Is it just me, or is the Times tossing softballs for organizational nerds on purpose? Today's story on the ways people are purging paper from their lives gives lots of ink (digital, of course) to our friend, the Fujitsu ScanSnap, and comes with the kind of grand statements that no trend piece should be without:

[M]any families may be closer to entering a paperless world than they realize. Paper-reducing technologies have crept into homes and offices, perhaps more for efficiency than for environmentalism; few people will dispute the convenience of online bill-paying and airline e-tickets.

Not that I disagree. I like the way Brewster Kahle, who knows a thing or two about digital archiving, puts it: "Paper is no longer the master copy; the digital version is." That isn't too far removed from what Merlin wrote back in October:

When we rely on a paper document as the final, unique destination for information, we create physical and cognitive limitations that seem crazy once you’ve spent a chunk of your life living on Google. No one disputes that.

Those statements by themselves may make some of you index card shufflers sweaty, but the value that all of us have found in paper isn't as the permanent storage medium to which the Times is delivering last rites; rather, it's in that Platonic scratchpad we all need sometimes to shake out a good idea. As Merlin said, "As an intermediary medium between thinking and a final draft, I still just love what you can do with a stack of index cards and a little spare time." Even when used as part of a trusted system, paper works best when its data storage duties have a limited life span.

missbossy's picture

Paperless?

There is no doubt that paper as the "final unique destination" has limitations.
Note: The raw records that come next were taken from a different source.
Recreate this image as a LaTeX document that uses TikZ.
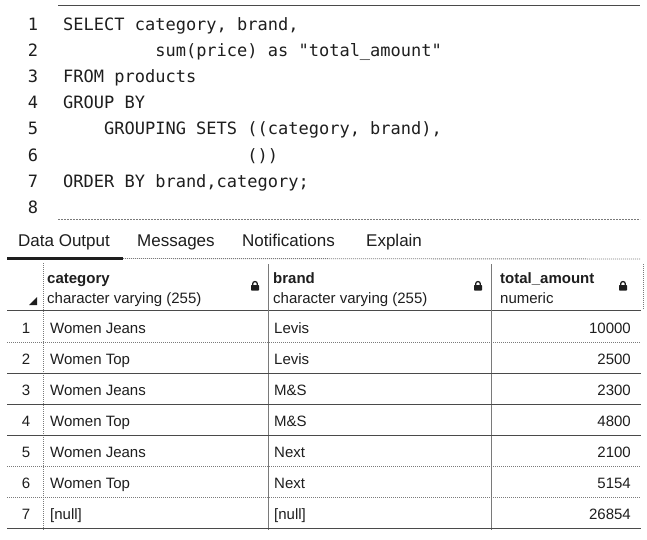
\documentclass[tikz,border=0pt]{standalone}
\usepackage{fontspec}
\setmainfont{Liberation Sans}
\newfontfamily\codefont{DejaVu Sans Mono}
\definecolor{ink}{HTML}{1E1E1E}
\definecolor{rule}{HTML}{4A4A4A}
\definecolor{softrule}{HTML}{7A7A7A}
\tikzset{
  codeline/.style={anchor=base west, inner sep=0pt, font=\codefont\fontsize{17}{20}\selectfont, text=ink},
  lineno/.style={anchor=base, inner sep=0pt, font=\codefont\fontsize{17}{20}\selectfont, text=ink},
  tabtext/.style={anchor=base west, inner sep=0pt, font=\fontsize{17}{20}\selectfont, text=ink},
  headname/.style={anchor=base west, inner sep=0pt, font=\bfseries\fontsize{15}{18}\selectfont, text=ink},
  headtype/.style={anchor=base west, inner sep=0pt, font=\fontsize{15}{18}\selectfont, text=ink},
  celltext/.style={anchor=base west, inner sep=0pt, font=\fontsize{15}{18}\selectfont, text=ink},
  cellnum/.style={anchor=base east, inner sep=0pt, font=\fontsize{15}{18}\selectfont, text=ink},
  rownum/.style={anchor=base, inner sep=0pt, font=\fontsize{15}{18}\selectfont, text=ink},
  solidrule/.style={draw=rule, line width=0.9pt},
  dotrule/.style={draw=softrule, line width=0.9pt, dash pattern=on 1pt off 1pt},
  dashrule/.style={draw=softrule, line width=0.8pt, dash pattern=on 2pt off 1pt},
}
\newcommand{\lockicon}[2]{%
  \fill[ink, rounded corners=0.6pt] (#1-4,#2-1) rectangle (#1+4,#2+4.5);
  \draw[ink, line width=1.3pt] (#1-2.3,#2-1) -- (#1-2.3,#2-2.2) arc[start angle=180, end angle=360, radius=2.3] -- (#1+2.3,#2-1);
}
\begin{document}
\begin{tikzpicture}[x=1pt,y=-1pt]
\useasboundingbox (0,0) rectangle (647,540);
\fill[white] (0,0) rectangle (647,540);

% editor
\coordinate (topL) at (58,5); \coordinate (topR) at (640,5);
\draw[solidrule] (topL) -- (topR);
\foreach \n/\yy in {1/31,2/57,3/83,4/109,5/135,6/161,7/187,8/213}{
  \node[lineno] (ln\n) at (33,\yy) {\n};
}
\node[codeline] (c1) at (63,31) {SELECT category, brand,};
\node[codeline] (c2) at (63,57) {\ \ \ \ \ \ \ \ \ sum(price) as "total\_amount"};
\node[codeline] (c3) at (63,83) {FROM products};
\node[codeline] (c4) at (63,109) {GROUP BY};
\node[codeline] (c5) at (63,135) {\ \ \ \ GROUPING SETS ((category, brand),};
\node[codeline] (c6) at (63,161) {\ \ \ \ \ \ \ \ \ \ \ \ \ \ \ \ \ \ ())};
\node[codeline] (c7) at (63,187) {ORDER BY brand,category;};
\coordinate (dashL) at (58,219); \coordinate (dashR) at (640,219);
\draw[dashrule] (dashL) -- (dashR);

% tabs
\node[tabtext] (t1) at (18,246) {Data Output};
\node[tabtext] (t2) at (137,246) {Messages};
\node[tabtext] (t3) at (242,246) {Notifications};
\node[tabtext] (t4) at (366,246) {Explain};
\coordinate (ulA) at (7,258.5); \coordinate (ulB) at (123,258.5); \coordinate (ulC) at (640,259);
\draw[draw=ink, line width=2.4pt] (ulA) -- (ulB);
\draw[dotrule] (ulB) -- (ulC);

% header
\node[headname] (h1) at (47,283) {category};
\node[headtype] (h1t) at (47,303.5) {character varying (255)};
\node[headname] (h2) at (273,283) {brand};
\node[headtype] (h2t) at (273,303.5) {character varying (255)};
\node[headname] (h3) at (500,283) {total\_amount};
\node[headtype] (h3t) at (500,303.5) {numeric};
\lockicon{255}{286}
\lockicon{478}{286}
\lockicon{623}{286}
\fill[ink] (29,305) -- (37,305) -- (37,297) -- cycle;

% table rules
\coordinate (hbL) at (7,310); \coordinate (hbR) at (641,310);
\draw[solidrule] (hbL) -- (hbR);
\draw[dotrule] (43,263) -- (43,531);
\draw[solidrule, draw=softrule] (268,264) -- (268,530);
\draw[solidrule, draw=softrule] (491,264) -- (491,530);
\draw[dotrule] (643,264) -- (643,309);
\foreach \k/\st in {1/dotrule,2/solidrule,3/solidrule,4/solidrule,5/dotrule,6/dotrule,7/solidrule}{
  \pgfmathsetmacro{\ly}{342+31*(\k-1)}
  \draw[\st] (7,\ly) -- (641,\ly);
}

% rows
\foreach \k/\cat/\br/\amt in {1/Women Jeans/Levis/10000, 2/Women Top/Levis/2500, 3/Women Jeans/M\&S/2300, 4/Women Top/M\&S/4800, 5/Women Jeans/Next/2100, 6/Women Top/Next/5154, 7/[null]/[null]/26854}{
  \pgfmathsetmacro{\by}{333+31*(\k-1)}
  \node[rownum] (r\k) at (26,\by) {\k};
  \node[celltext] (cat\k) at (50,\by) {\cat};
  \node[celltext] (br\k) at (274,\by) {\br};
  \node[cellnum] (amt\k) at (631,\by) {\amt};
}
\end{tikzpicture}
\end{document}
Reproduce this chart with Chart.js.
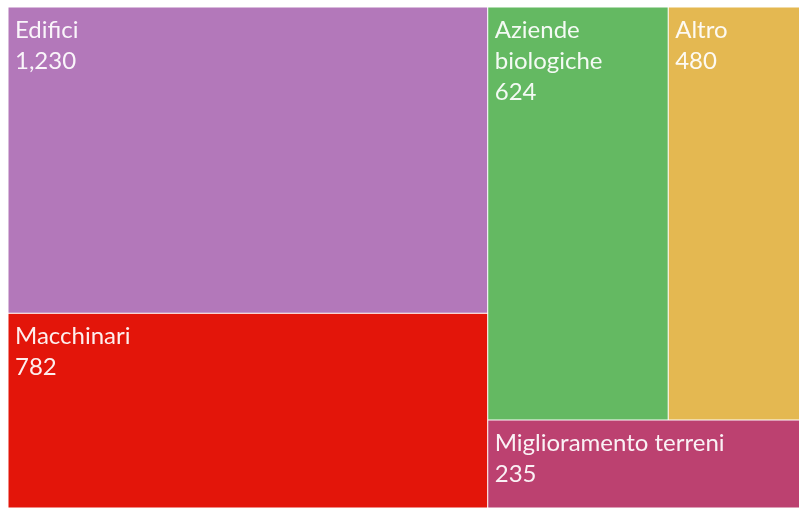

The chief one being the facility to copy and print out.

It's a myth that digital docs lead to a paperless world. They lead to the world of massive printing because it is so easy to knock out one more copy at the touch of a button. The digital age consumes more paper, not less.

I sit next to a printer at the office and at least 20% of printouts are never picked up and another 40% are draft copies that will be modified and reprinted before finalisation. If there was any effort whatsoever in producing such a printout, no doubt our demand for paper would plummet.

We need a new term for the world of digital docs. Instead of "paperless," perhaps we should call it "paper ready."